You probably have your general contractors all ready to go, they know who they are going to hire to get the project complete, so there is probably no need to ask about how many local people will help develop the project because you don’t need them.

I think you are a selfish developer because you build projects without the need of the community being considered. Who are you selling this project to? How does this community benefit from this development? What is the community give back? Being that you don’t have affordable housing in the project, what are you doing to address this need in Jersey City? I already know the answer, you don’t have to. As a community leader, I am asking you to care.

I am asking that our leaders: planning, City Council, MUA, and Traffic and Engineering work on doing a thorough parking and sewer study of the Bayfront, NJCU West Campus, Culver/440, Droyers Point, Waters Street redevelopment zone because with increased density comes additional infrastructure concerns that cannot be addressed on a project by project basis. The NJ Transit Light Rail is scheduled to be closed for a year. How does your study correlate or (weigh) effects what’s being done at the light rail stations.

Based off the requirements in the redevelopment plan, you’ve met your parking requirement. But moving forward, Fields Construction is planning on building another 400 plus units down the street towards 440. Close to 1,000 new vehicles will need more than an extended stretch of Yale Avenue to accommodate the parking needs of the community. I say you build parking that will take at least 75% of the parking in your projects.
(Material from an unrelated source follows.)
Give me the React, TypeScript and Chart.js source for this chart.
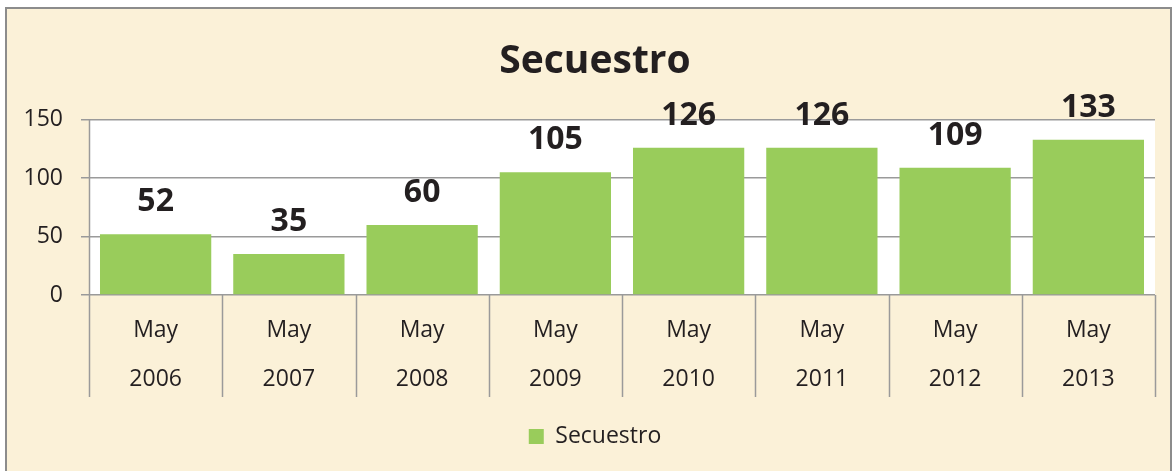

Then as people habits change, public transportation improves, and the area becomes more bike friendly, then you can phase out the parking, maybe sell parking to the public to make a profit.

Overall I think you are another developer who will put profit over the original people. You have to sell a product to a group of people who are not here yet. “Close accessibility to transportation to New York, in an up and coming area of Jersey City.” “Why pay those huge rent in Manhattan, when you can move to a community and watch the original people in it leave, so that you can make it yours.”